SENSATIONS- It's the sensations that let you know you're dying. Your skin feels like it's been stabbed by a million sun-spears and scraped by sandpaper. Your tongue is cloven to the roof of your mouth. It's like there's a dry, leathery in-sole wagging away at the back of your throat. Your throat itself has the sensation that a reticulated python is trying to squeeze the life out of it. Even your eyes feel like they've melted into the back of your mind, making everything seem mirage-like. Sand is your enemy. It burns your feet raw, it stings the eyes and it acts as a surrogate for pain because nothing else fills up your daily thoughts like it.

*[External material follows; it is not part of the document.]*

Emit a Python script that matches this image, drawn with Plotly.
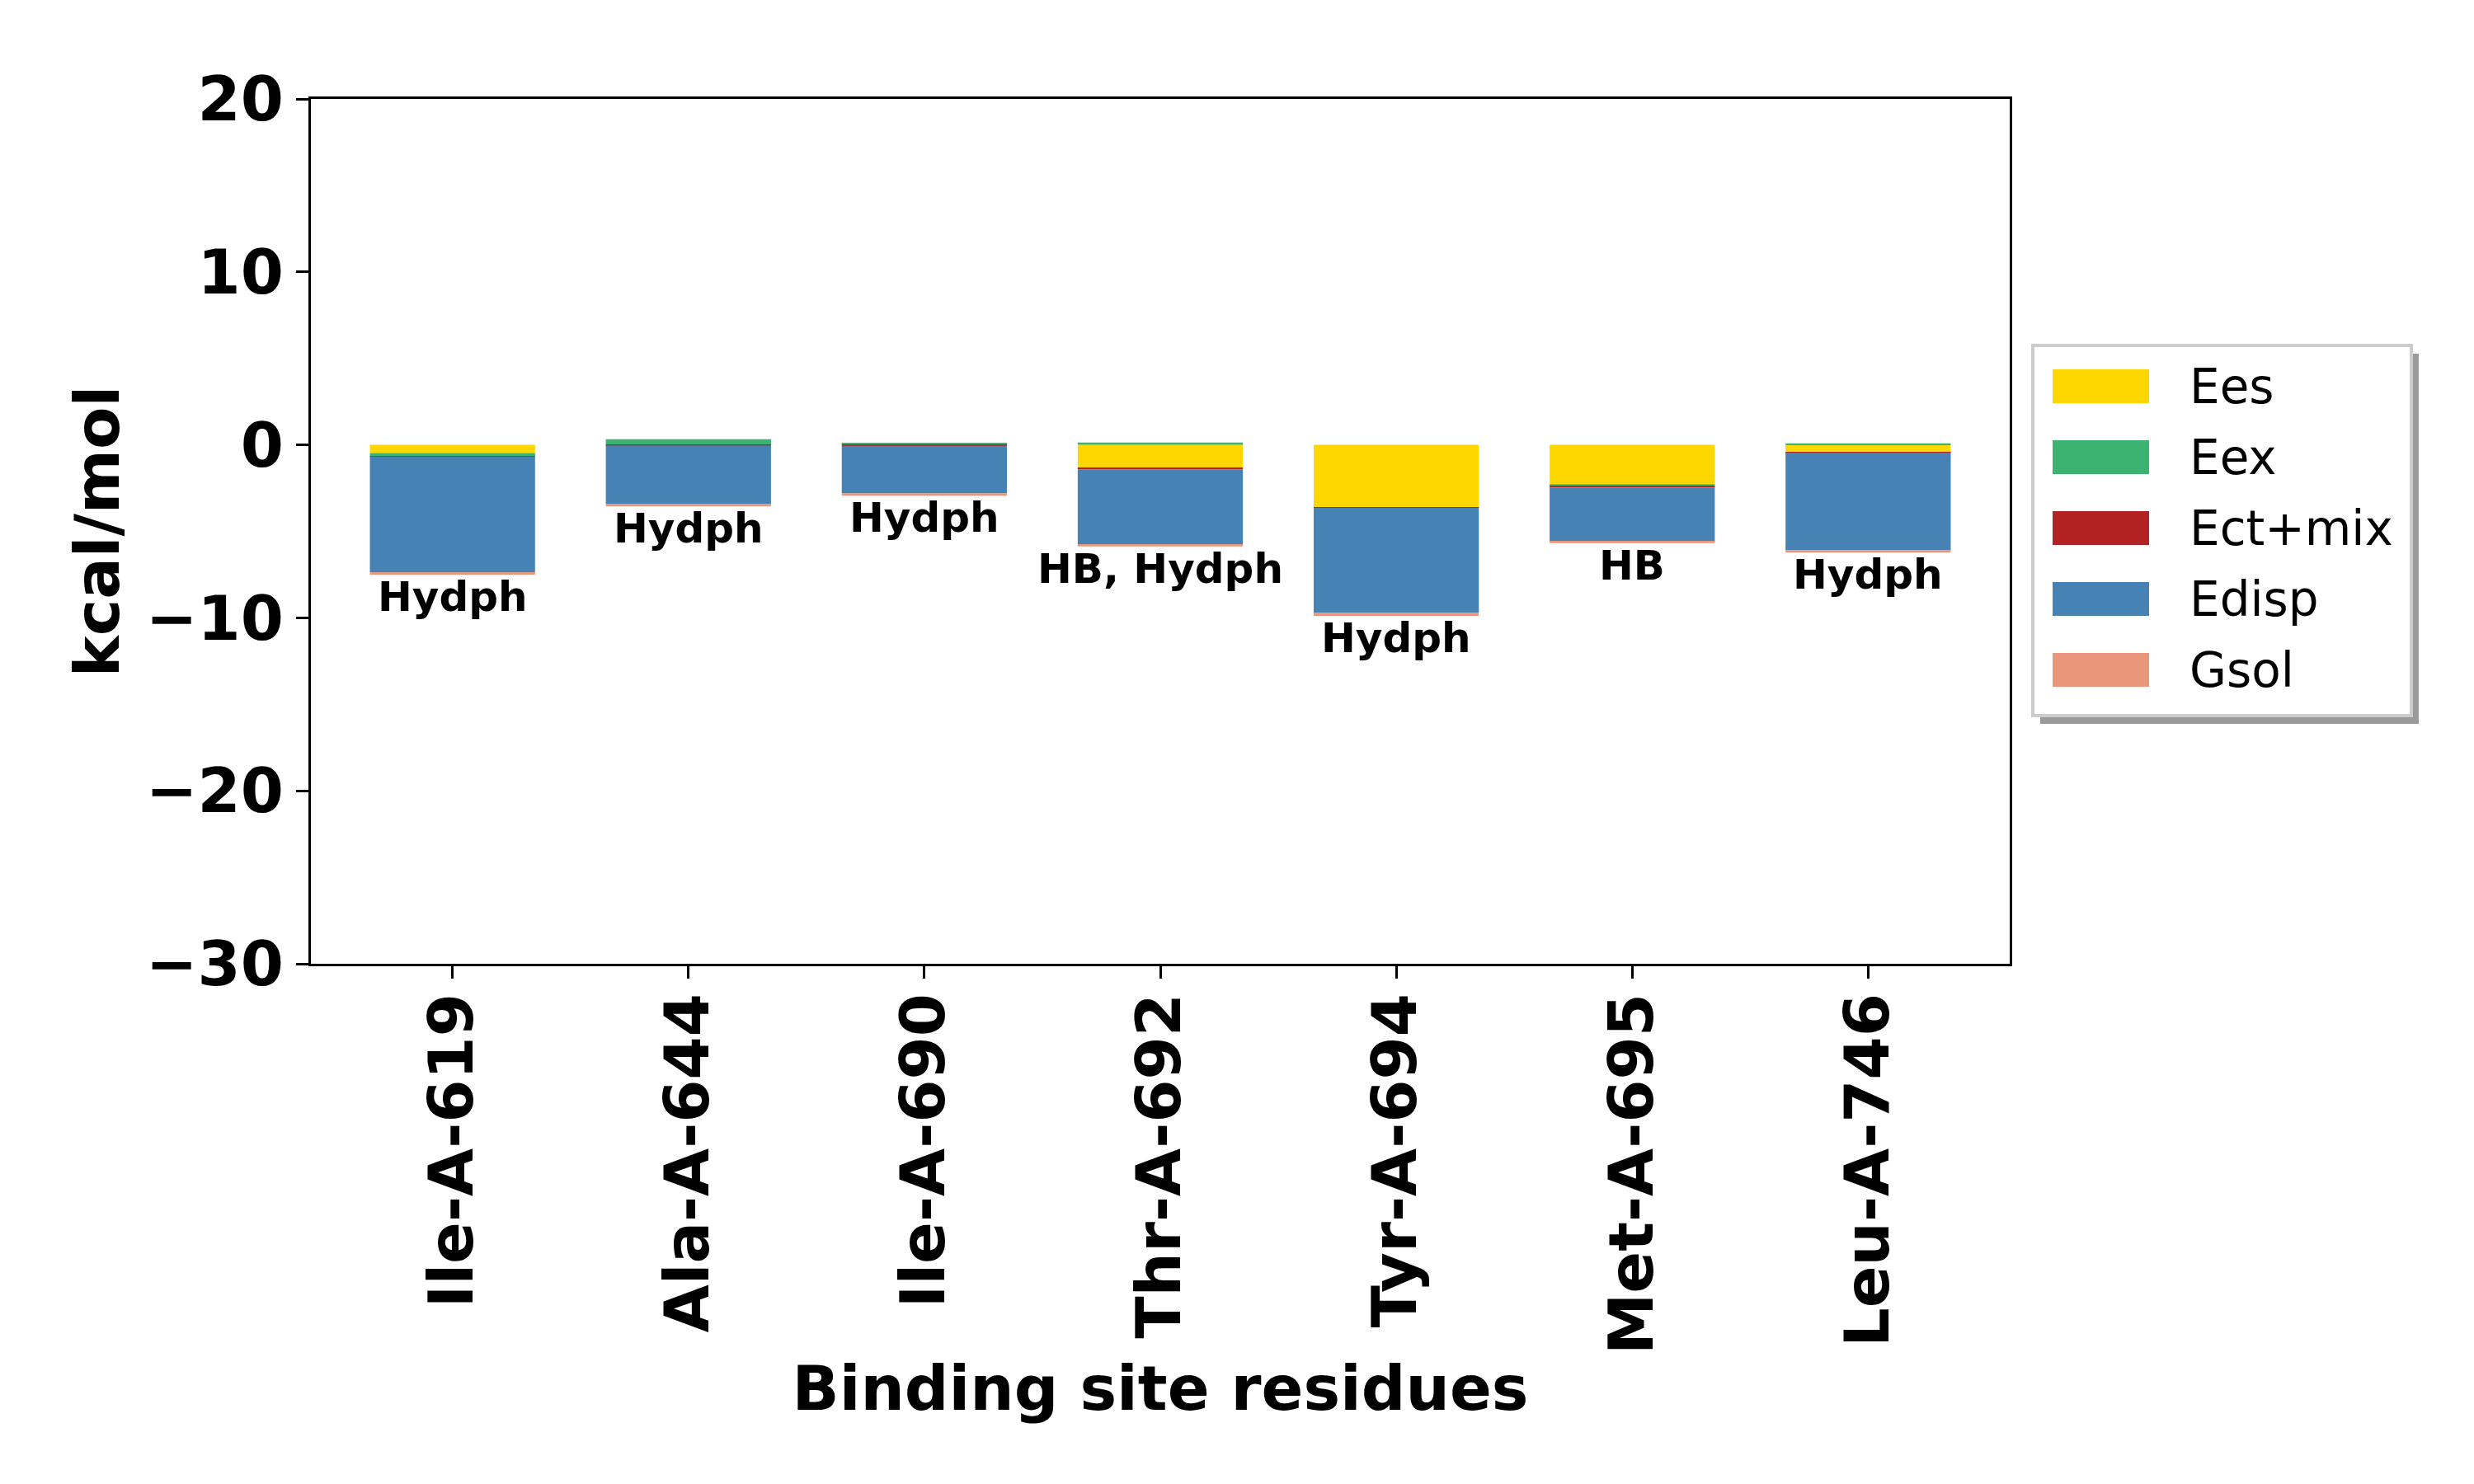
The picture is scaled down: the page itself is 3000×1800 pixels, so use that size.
import plotly.graph_objects as go

# Binding site residues and energy components (kcal/mol)
RESIDUES = ["Ile-A-619", "Ala-A-644", "Ile-A-690", "Thr-A-692", "Tyr-A-694", "Met-A-695", "Leu-A-746"]
EES = [-0.47, 0.00, 0.06, -1.33, -3.60, -2.27, -0.43]
EEX = [-0.19, 0.33, 0.03, 0.14, -0.02, -0.13, 0.09]
ECT_MIX = [-0.02, -0.03, -0.05, -0.09, -0.02, -0.06, -0.02]
EDISP = [-6.68, -3.40, -2.76, -4.36, -6.07, -3.13, -5.64]
GSOL = [-0.14, -0.13, -0.13, -0.09, -0.17, -0.09, -0.14]
INTERACTIONS = ["Hydph", "Hydph", "Hydph", "HB, Hydph", "Hydph", "HB", "Hydph"]

COMPONENTS = [
    ("Ees", EES, "#FFD700"),
    ("Eex", EEX, "#3CB371"),
    ("Ect+mix", ECT_MIX, "#B22222"),
    ("Edisp", EDISP, "#4682B4"),
    ("Gsol", GSOL, "#E9967A"),
]

FONT = "DejaVu Sans"
W, H = 3000, 1800
PLOT_L, PLOT_R, PLOT_T, PLOT_B = 369, 2429, 112, 1161


def px_x(px):
    return (px - PLOT_L) / (PLOT_R - PLOT_L)


def px_y(py):
    return (PLOT_B - py) / (PLOT_B - PLOT_T)


fig = go.Figure()
for name, values, color in COMPONENTS:
    fig.add_trace(go.Bar(
        x=RESIDUES,
        y=values,
        name=name,
        marker=dict(color=color, line=dict(width=0)),
        width=0.7,
        showlegend=False,
    ))

# label each bar just below the bottom of its negative stack
for i, res in enumerate(RESIDUES):
    bottom = sum(min(v[i], 0) for _, v, _ in COMPONENTS)
    fig.add_annotation(
        x=res, y=bottom, text=INTERACTIONS[i],
        showarrow=False, yanchor="top", yshift=4,
        font=dict(family=FONT, size=50, color="black", weight="bold"),
    )

# matplotlib-style legend box (shadow, frame, wide swatches)
LEG_L, LEG_R, LEG_T, LEG_B = 2457, 2916, 411, 860
shapes = [
    dict(type="rect", xref="paper", yref="paper",
         x0=px_x(LEG_L + 9), x1=px_x(LEG_R + 9), y0=px_y(LEG_B + 10), y1=px_y(LEG_T + 10),
         fillcolor="#9a9a9a", line=dict(width=0), layer="above"),
    dict(type="rect", xref="paper", yref="paper",
         x0=px_x(LEG_L), x1=px_x(LEG_R), y0=px_y(LEG_B), y1=px_y(LEG_T),
         fillcolor="white", line=dict(color="#cccccc", width=4), layer="above"),
]
for k, (name, _, color) in enumerate(COMPONENTS):
    top = 440 + 86 * k
    shapes.append(dict(type="rect", xref="paper", yref="paper",
                       x0=px_x(2481), x1=px_x(2598), y0=px_y(top + 41), y1=px_y(top),
                       fillcolor=color, line=dict(width=0), layer="above"))
    fig.add_annotation(
        xref="paper", yref="paper", x=px_x(2645), y=px_y(top + 20.5),
        xanchor="left", yanchor="middle", text=name, showarrow=False,
        font=dict(family=FONT, size=58, color="black"),
    )

axis_common = dict(
    showline=True, linecolor="black", linewidth=3.3, mirror=True,
    ticks="outside", ticklen=15, tickwidth=3.3, tickcolor="black",
    showgrid=False, zeroline=False,
    tickfont=dict(family=FONT, size=75, color="black", weight="bold"),
)

fig.update_layout(
    width=W, height=H,
    barmode="relative",
    plot_bgcolor="white", paper_bgcolor="white",
    margin=dict(l=PLOT_L, r=W - PLOT_R, t=PLOT_T, b=H - PLOT_B),
    shapes=shapes,
    showlegend=False,
    xaxis=dict(
        **axis_common,
        range=[-0.6, 6.6],
        tickangle=-90,
        ticklabelstandoff=-12,
        title=dict(text="Binding site residues", standoff=16,
                   font=dict(family=FONT, size=75, color="black", weight="bold")),
    ),
    yaxis=dict(
        **axis_common,
        range=[-30, 20],
        tickvals=[-30, -20, -10, 0, 10, 20],
        title=dict(text="kcal/mol", standoff=8,
                   font=dict(family=FONT, size=75, color="black", weight="bold")),
    ),
)

fig.write_html("out.html")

Every step feels like a marathon, every second a day. At any moment you expect Armageddon to descend and sweep you away. You stumble and totter, as shriveled and contorted as the plant life around you. A nebula of wavy radiation surrounds you until you start believing that its one big field of it you're going through. At night, the mercury

screams in agony as it plummets to its nadir. It's as cold as a ghoul's soul. Your body trembles feverishly and your teeth rattle as numbness spreads. Eventually, an overwhelming desire to give up and go to sleep forever overtakes you. Your will to live is steadily sapped away. I'm not quite at that point yet.

THE DARK FOREST: LEVEL 1: BASIC SENTENCES 1. The trees in the forest were bladder-brown. COLOUR 2. The trolls were chewing and chomping on red meat. A MONSTERS FEAST 3. They ate under the shadowy groves. DARK WOODS 4. The air was stuffy. BAD AIR 5. The forest was old and antiquated. YE OLDE FORESTE 6. The trees were staring at me like silent sentries. OTHER IMAGES 7. I crept around the poisonous wolfs bane. FOREST POISONS 8. There was a yucky pong in the forest. SMELL 9. It was a hair-raising place. SENSATION 10. I injured my mouth. The fishy taste of blood was disgusting.

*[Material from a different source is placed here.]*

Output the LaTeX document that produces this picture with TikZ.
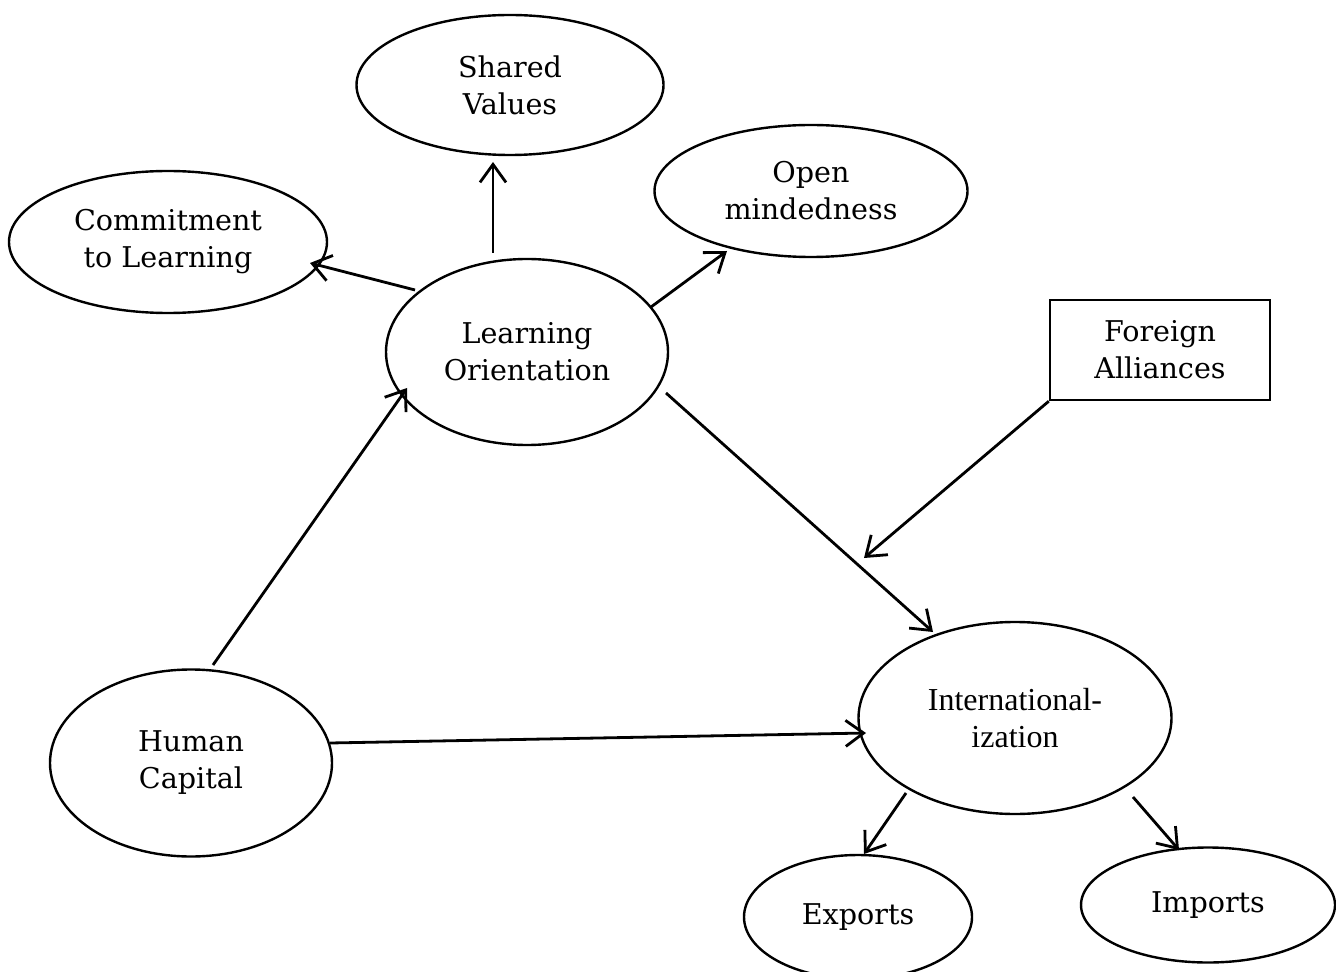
\documentclass[tikz,border=0pt]{standalone}
\usepackage{fontspec}
\setmainfont{DejaVu Serif}
\newfontfamily\timesfont{Liberation Serif}
\usetikzlibrary{shapes.geometric,arrows.meta,calc}
\begin{document}
\begin{tikzpicture}[x=0.5pt,y=-0.5pt,
  oval/.style={draw,ellipse,line width=1.2pt,inner sep=0pt,align=center,fill=white,
    font=\fontsize{14.3}{18.5}\selectfont},
  box/.style={draw,rectangle,line width=1.2pt,inner sep=0pt,align=center,fill=white,
    font=\fontsize{14.3}{18.5}\selectfont},
  arr/.style={line width=1.4pt,-{Straight Barb[length=9pt,width=13pt,line width=1.4pt]}}]
\useasboundingbox (0,0) rectangle (1336,972);
\node[oval,minimum width=153.5pt,minimum height=70pt] (sv) at (510,85) {Shared\\Values};
\node[oval,minimum width=159pt,minimum height=71pt] (cl) at (168,242) {Commitment\\to Learning};
\node[oval,minimum width=156.5pt,minimum height=66pt] (om) at (811,191) {Open\\mindedness};
\node[oval,minimum width=141pt,minimum height=93pt] (lo) at (527,352) {Learning\\Orientation};
\node[box,minimum width=110pt,minimum height=50pt] (fa) at (1160,350) {Foreign\\Alliances};
\node[oval,minimum width=156.5pt,minimum height=96pt,font=\timesfont\fontsize{16}{18.5}\selectfont] (in) at (1015,718) {International-\\ization};
\node[oval,minimum width=141pt,minimum height=93.5pt] (hc) at (191,763) {Human\\Capital};
\node[oval,minimum width=114pt,minimum height=62pt] (ex) at (858,917) {Exports};
\node[oval,minimum width=127pt,minimum height=57.5pt] (im) at (1208,905) {Imports};
\coordinate (faend) at (864,558);
\draw[arr] ($(lo)+(-34,-99)$) -- ($(sv)+(-17,77)$);
\draw[arr] ($(lo)+(-112,-62)$) -- ($(cl)+(142,21)$);
\draw[arr] ($(lo)+(124,-45)$) -- ($(om)+(-84,60)$);
\draw[arr] ($(hc)+(22,-98)$) -- ($(lo)+(-120,36)$);
\draw[arr] ($(lo)+(139,41)$) -- ($(in)+(-82,-86)$);
\draw[arr] (fa.south west) -- (faend);
\draw[arr] ($(hc)+(139,-20)$) -- ($(in)+(-149,15)$);
\draw[arr] ($(in)+(-109,75)$) -- ($(ex)+(6,-63)$);
\draw[arr] ($(in)+(118,79)$) -- ($(im)+(-29,-55)$);
\end{tikzpicture}
\end{document}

LEVEL 2: A BASIC PARAGRAPH The trees in the dark forest were nicotine-brown. Orcs were gobbling meat and grinding on bone. Gloomy scrubs hid dangerous creatures. The musty air was difficult to breathe. The forest was old and otherworldly. Oxblood-red toadstools littered the ground. Poisonous cowbane grew next to them. An acrid odour hung off everything. It was a teethgritting experience. I bit my tongue with nervousness and the metallic taste of blood filled my mouth.